Isn’t raising the funds rate, the “expected response”?
Here’s the take on recession from freemarketnews.com
“Generally speaking, a recession is a prolonged period of time where the economy is contracting. During a recession, you will most likely see consumers spending less money and saving more, a subsequent decline in the stock market, a rise in unemployment, and a decline in real estate prices.
The idea is that the economy has to have periods of contraction after years of expansions.
From 1991 to today our economy has been constantly growing. Some Economists might argue that we did go through a recession in 2001. I disagree. Although we did have some characteristics that were indicative of a recession, we also had some glaring omissions. How can we have a recession that only lasts one quarter, especially after we just came off a major stock market bubble? Why would real estate prices continue to rise in a time of less spending and more saving?
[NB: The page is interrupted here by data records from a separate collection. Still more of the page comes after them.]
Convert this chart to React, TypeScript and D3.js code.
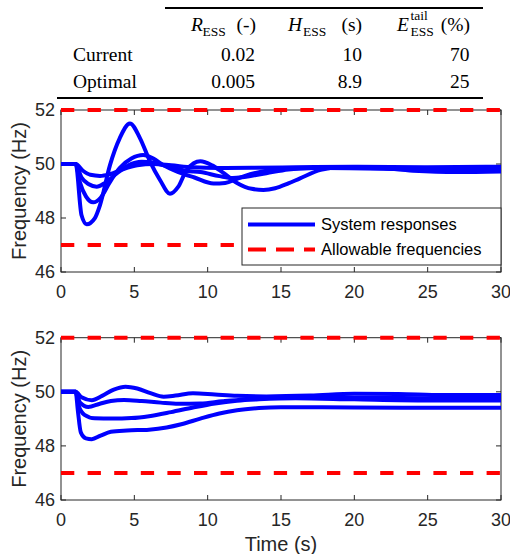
import React, { useEffect, useRef } from "react";
import * as d3 from "d3";

type Pt = [number, number];

// axis ticks and limits
const timeTicks = [0, 5, 10, 15, 20, 25, 30];
const freqTicks = [46, 48, 50, 52];
const freqLimits = [47, 52];

// table content
const rowNames = ["Current", "Optimal"];
const rEss = ["0.02", "0.005"];
const hEss = ["10", "8.9"];
const eTail = ["70", "25"];

const legendLabels = ["System responses", "Allowable frequencies"];

// current parameters: system responses [time (s), frequency (Hz)]
const currentA: Pt[] = [
  [0, 50], [1, 50], [1.4, 48.1], [1.75, 47.77], [2.3, 47.99], [2.66, 48.48], [3.34, 49.96],
  [4.0, 50.95], [4.7, 51.5], [5.39, 50.95], [6.07, 50.09], [6.75, 49.41], [7.43, 48.9],
  [8.0, 49.16], [8.57, 49.78], [9.5, 50.1], [10.3, 49.95], [11.0, 49.7], [12.0, 49.3],
  [13.0, 49.08], [13.8, 49.04], [14.6, 49.1], [15.5, 49.28], [16.3, 49.47], [17.7, 49.78],
  [19, 49.88], [21, 49.88], [24, 49.75], [27, 49.7], [30, 49.72],
];
const currentB: Pt[] = [
  [0, 50], [1, 50], [1.3, 49.3], [1.7, 48.8], [2.2, 48.58], [2.7, 48.75], [3.3, 49.3],
  [4.0, 49.85], [4.8, 50.2], [5.6, 50.33], [6.3, 50.2], [7.0, 49.95], [8.0, 49.7],
  [9.1, 49.5], [10.4, 49.28], [11.2, 49.3], [12.0, 49.45], [12.9, 49.62], [14, 49.75],
  [15.5, 49.82], [18, 49.85], [22, 49.82], [26, 49.76], [30, 49.76],
];
const currentC: Pt[] = [
  [0, 50], [1, 50], [1.4, 49.5], [1.9, 49.25], [2.43, 49.16], [3.0, 49.3], [3.8, 49.65],
  [4.6, 49.95], [5.5, 50.08], [6.3, 50.05], [7.2, 49.92], [8.5, 49.75], [9.5, 49.7],
  [10.8, 49.55], [11.7, 49.48], [12.5, 49.52], [14, 49.66], [15.5, 49.8], [17, 49.85],
  [20, 49.86], [25, 49.8], [30, 49.82],
];
const currentD: Pt[] = [
  [0, 50], [1, 50], [1.5, 49.75], [2.0, 49.6], [2.66, 49.56], [3.3, 49.62], [4.2, 49.8],
  [5.2, 49.95], [6.3, 50.0], [7.5, 49.95], [9, 49.88], [10.8, 49.85], [13, 49.86],
  [16, 49.88], [20, 49.9], [25, 49.88], [30, 49.9],
];

// optimal parameters: system responses
const optimalA: Pt[] = [
  [0, 50], [1, 50], [1.4, 49.8], [2.1, 49.69], [2.8, 49.85], [3.6, 50.08], [4.4, 50.19],
  [5.2, 50.12], [6.1, 49.95], [7.0, 49.82], [7.8, 49.86], [9.0, 49.95], [10.5, 49.9],
  [12, 49.85], [14, 49.83], [17, 49.86], [20, 49.93], [23, 49.92], [26, 49.88], [30, 49.88],
];
const optimalB: Pt[] = [
  [0, 50], [1, 50], [1.3, 49.6], [1.86, 49.44], [2.6, 49.55], [3.4, 49.66], [4.3, 49.7],
  [5.5, 49.66], [6.8, 49.6], [8, 49.56], [9.5, 49.57], [11, 49.65], [12.5, 49.72],
  [15, 49.78], [20, 49.78], [25, 49.76], [30, 49.75],
];
const optimalC: Pt[] = [
  [0, 50], [1, 50], [1.2, 49.5], [1.6, 49.15], [2.3, 49.02], [3.5, 49.01], [4.8, 49.03],
  [6, 49.1], [7.5, 49.25], [9, 49.42], [10.5, 49.57], [12, 49.67], [13.5, 49.72],
  [16, 49.76], [20, 49.72], [25, 49.68], [30, 49.68],
];
const optimalD: Pt[] = [
  [0, 50], [1, 50], [1.15, 49.3], [1.35, 48.5], [1.7, 48.28], [2.1, 48.25], [2.7, 48.38],
  [3.4, 48.52], [4.5, 48.57], [6, 48.6], [7.2, 48.68], [8.2, 48.8], [9.5, 49.01],
  [10.8, 49.2], [12, 49.32], [13.5, 49.4], [15, 49.43], [20, 49.42], [25, 49.41], [30, 49.41],
];

const App = () => {
  const svgRef = useRef<SVGSVGElement>(null);

  useEffect(() => {
    const svg = d3.select(svgRef.current);
    svg.selectAll("*").remove();

    const axisColor = "#262626";
    const sans = "'Liberation Sans', Arial, sans-serif";
    const serif = "'Liberation Serif', 'Times New Roman', serif";
    const blue = "#0000ff";
    const red = "#ff0000";

    // ---- table on top ----
    const table = svg.append("g").attr("font-family", serif).attr("fill", "#000");
    table.append("line").attr("x1", 165).attr("x2", 483).attr("y1", 8).attr("y2", 8)
      .attr("stroke", "#000").attr("stroke-width", 2);
    table.append("line").attr("x1", 57).attr("x2", 483).attr("y1", 98).attr("y2", 98)
      .attr("stroke", "#000").attr("stroke-width", 2);

    const headBase = 31;
    const subBase = 36;
    const hdr = (x: number, txt: string, size: number, y: number, italic = false, anchor = "start") =>
      table.append("text").attr("x", x).attr("y", y).attr("font-size", size)
        .attr("text-anchor", anchor)
        .attr("font-style", italic ? "italic" : "normal").text(txt);
    hdr(191, "R", 19.5, headBase, true);
    hdr(202.5, "ESS", 13.5, subBase);
    hdr(256, "(-)", 19.5, headBase, false, "end");
    hdr(288, "H", 19.5, headBase, true);
    hdr(303, "ESS", 13.5, subBase);
    hdr(362, "(s)", 19.5, headBase, false, "end");
    hdr(397, "E", 19.5, headBase, true);
    hdr(410.5, "tail", 13.5, 20);
    hdr(410.5, "ESS", 13.5, subBase);
    hdr(470, "(%)", 19.5, headBase, false, "end");

    const rowY = [61, 87.5];
    rowNames.forEach((name, i) => {
      table.append("text").attr("x", 73).attr("y", rowY[i]).attr("font-size", 19.5).text(name);
      table.append("text").attr("x", 255).attr("y", rowY[i]).attr("font-size", 19.5)
        .attr("text-anchor", "end").text(rEss[i]);
      table.append("text").attr("x", 362).attr("y", rowY[i]).attr("font-size", 19.5)
        .attr("text-anchor", "end").text(hEss[i]);
      table.append("text").attr("x", 469.5).attr("y", rowY[i]).attr("font-size", 19.5)
        .attr("text-anchor", "end").text(eTail[i]);
    });

    // ---- two frequency panels ----
    const x = d3.scaleLinear().domain([0, 30]).range([61, 501]);
    const panels = [
      { series: [currentA, currentB, currentC, currentD], top: 110, bottom: 272, legend: true, xlabel: false },
      { series: [optimalA, optimalB, optimalC, optimalD], top: 337.7, bottom: 500, legend: false, xlabel: true },
    ];

    panels.forEach((p) => {
      const y = d3.scaleLinear().domain([46, 52]).range([p.bottom, p.top]);
      const g = svg.append("g");

      // box
      g.append("rect").attr("x", x(0)).attr("y", y(52)).attr("width", x(30) - x(0))
        .attr("height", y(46) - y(52)).attr("fill", "#fff").attr("stroke", axisColor).attr("stroke-width", 1);

      // ticks (inside, all four sides)
      timeTicks.forEach((t) => {
        g.append("line").attr("x1", x(t)).attr("x2", x(t)).attr("y1", y(46)).attr("y2", y(46) - 5)
          .attr("stroke", axisColor);
        g.append("line").attr("x1", x(t)).attr("x2", x(t)).attr("y1", y(52)).attr("y2", y(52) + 5)
          .attr("stroke", axisColor);
        g.append("text").attr("x", x(t)).attr("y", y(46) + 25.5).attr("text-anchor", "middle")
          .attr("font-family", sans).attr("font-size", 18).attr("fill", axisColor).text(t);
      });
      freqTicks.forEach((f) => {
        g.append("line").attr("x1", x(0)).attr("x2", x(0) + 5).attr("y1", y(f)).attr("y2", y(f))
          .attr("stroke", axisColor);
        g.append("line").attr("x1", x(30)).attr("x2", x(30) - 5).attr("y1", y(f)).attr("y2", y(f))
          .attr("stroke", axisColor);
        g.append("text").attr("x", 55).attr("y", y(f)).attr("dy", "0.36em").attr("text-anchor", "end")
          .attr("font-family", sans).attr("font-size", 18).attr("fill", axisColor).text(f);
      });

      // y label
      g.append("text").attr("transform", `translate(26,${(y(46) + y(52)) / 2}) rotate(-90)`)
        .attr("text-anchor", "middle").attr("font-family", sans).attr("font-size", 20)
        .attr("fill", axisColor).text("Frequency (Hz)");

      if (p.xlabel) {
        g.append("text").attr("x", (x(0) + x(30)) / 2).attr("y", 551).attr("text-anchor", "middle")
          .attr("font-family", sans).attr("font-size", 20).attr("fill", axisColor).text("Time (s)");
      }

      // responses
      const line = d3.line<Pt>().x((d) => x(d[0])).y((d) => y(d[1])).curve(d3.curveMonotoneX);
      g.selectAll(".resp").data(p.series).enter().append("path")
        .attr("d", (d) => line(d))
        .attr("fill", "none").attr("stroke", blue).attr("stroke-width", 4)
        .attr("stroke-linejoin", "round");

      // allowable limits
      freqLimits.forEach((f) => {
        g.append("line").attr("x1", x(0)).attr("x2", x(30)).attr("y1", y(f)).attr("y2", y(f))
          .attr("stroke", red).attr("stroke-width", 4).attr("stroke-dasharray", "13.3 13.3");
      });

      if (p.legend) {
        const lg = g.append("g");
        lg.append("rect").attr("x", 242).attr("y", 208).attr("width", 259).attr("height", 57)
          .attr("fill", "#fff").attr("stroke", axisColor).attr("stroke-width", 1);
        lg.append("line").attr("x1", 248).attr("x2", 315).attr("y1", 224.5).attr("y2", 224.5)
          .attr("stroke", blue).attr("stroke-width", 4);
        lg.append("line").attr("x1", 248).attr("x2", 315).attr("y1", 249.5).attr("y2", 249.5)
          .attr("stroke", red).attr("stroke-width", 4).attr("stroke-dasharray", "18 10");
        legendLabels.forEach((lab, i) => {
          lg.append("text").attr("x", 321).attr("y", 224.5 + i * 25).attr("dy", "0.35em")
            .attr("font-family", sans).attr("font-size", 16.5).attr("fill", "#000").text(lab);
        });
      }
    });
  }, []);

  return (
    <svg
      ref={svgRef}
      width={510}
      height={554}
      style={{ position: "absolute", left: 0, top: 0, background: "#fff" }}
    />
  );
};

export default App;
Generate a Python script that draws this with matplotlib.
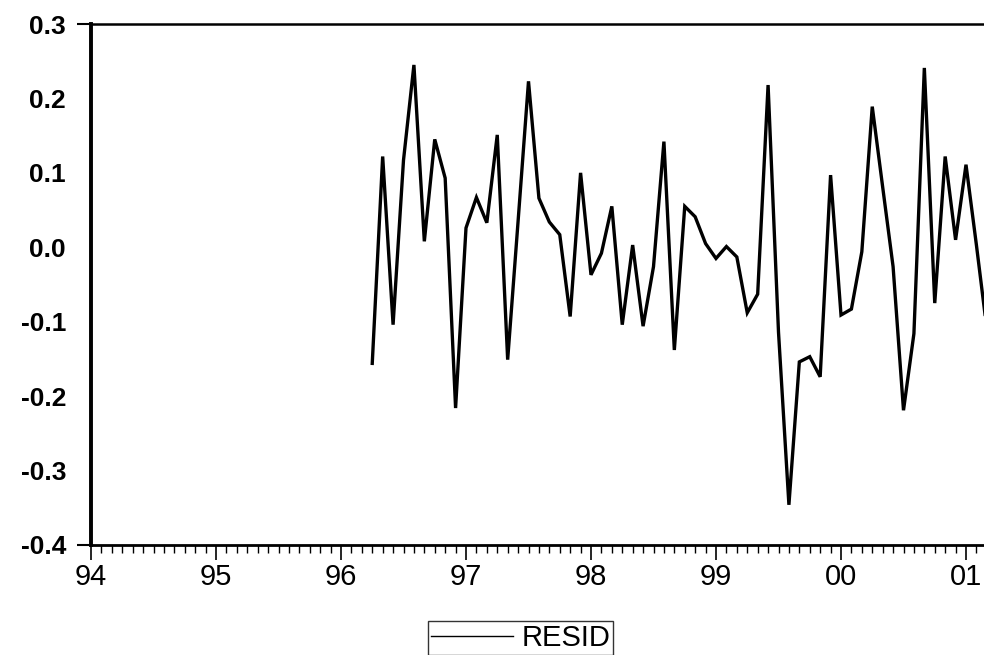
import numpy as np
import pandas as pd
import matplotlib
matplotlib.use("Agg")
import matplotlib.pyplot as plt
from matplotlib.lines import Line2D
from matplotlib.ticker import MultipleLocator

# monthly residuals, Apr 1996 - Mar 2001
months = pd.date_range("1996-04-01", "2001-03-01", freq="MS")
resid = [-0.156, 0.122, -0.104, 0.117, 0.245, 0.008, 0.145, 0.093, -0.216,
         0.026, 0.067, 0.033, 0.151, -0.151, 0.035, 0.223, 0.066, 0.034, 0.017, -0.093, 0.100,
         -0.037, -0.008, 0.055, -0.104, 0.003, -0.106, -0.026, 0.142, -0.138, 0.055, 0.041, 0.005,
         -0.015, 0.001, -0.013, -0.088, -0.063, 0.218, -0.114, -0.346, -0.154, -0.147, -0.174, 0.097,
         -0.091, -0.083, -0.006, 0.189, 0.081, -0.026, -0.219, -0.116, 0.241, -0.075, 0.122, 0.010,
         0.111, 0.003, -0.110]

year_ticks = list(range(1994, 2002))
year_labels = ["94", "95", "96", "97", "98", "99", "00", "01"]
y_ticks = [0.3, 0.2, 0.1, 0.0, -0.1, -0.2, -0.3, -0.4]

t = months.year + (months.month - 1) / 12.0

plt.rcParams['font.family'] = ['Liberation Sans', 'DejaVu Sans']

fig = plt.figure(figsize=(9.84, 6.55), dpi=100)
ax = fig.add_axes([91/984, 1 - 545/655, (984 - 91)/984, 521/655])

ax.plot(t, resid, color='black', lw=2.4, solid_joinstyle='miter')

ax.set_xlim(1994, 1994 + (984 - 91) / 125)
ax.set_ylim(-0.4, 0.3)

ax.set_xticks(year_ticks)
ax.set_xticklabels(year_labels, fontsize=21)
ax.xaxis.set_minor_locator(MultipleLocator(1/12))
ax.tick_params(axis='x', which='major', direction='out', length=11, width=1.2, pad=2)
ax.tick_params(axis='x', which='minor', direction='out', length=6, width=1.0)

ax.set_yticks(y_ticks)
ax.set_yticklabels(["%.1f" % v for v in y_ticks], fontsize=19, fontweight='bold')
ax.tick_params(axis='y', which='major', direction='out', length=10, width=1.5, pad=8)
# only the end ticks are drawn on the value axis
for tk in ax.yaxis.get_major_ticks()[1:-1]:
    tk.tick1line.set_visible(False)

ax.spines['right'].set_visible(False)
ax.spines['left'].set_linewidth(2.8)
ax.spines['bottom'].set_linewidth(2.0)
ax.spines['top'].set_linewidth(1.8)

h = Line2D([], [], color='black', lw=1.0)
fig.legend([h], ["RESID"], loc='upper left', bbox_to_anchor=(428/984, 1 - 621/655),
           borderaxespad=0, frameon=True, fancybox=False, edgecolor='black',
           fontsize=21, handlelength=2.8, handletextpad=0.3, borderpad=0.1)

fig.savefig("out.png", dpi=100)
In either case, the recession that is to come will be a multi year recession that will serve to slow down this economy that has been wildly expanding over the last decade and a half.
I see the commodity markets as the premier place to invest during this upcoming recession. Like the recession of the 1970s, I also expect to see rising inflation and soaring commodity prices. Whether you invest in the metals markets, agriculture, or basic raw materials, I believe that positioning your wealth towards commodities will best position you to ride out this housing burst and subsequent recession.”
What I am interested in: is the 1970’s like today? I know that the low global interest rates fueled a liquidity glut that took several years to bring up inflation and it is now happening, and that’s why many central banks are busy raising interest rates. How bad will inflation get? How far will they have to raise?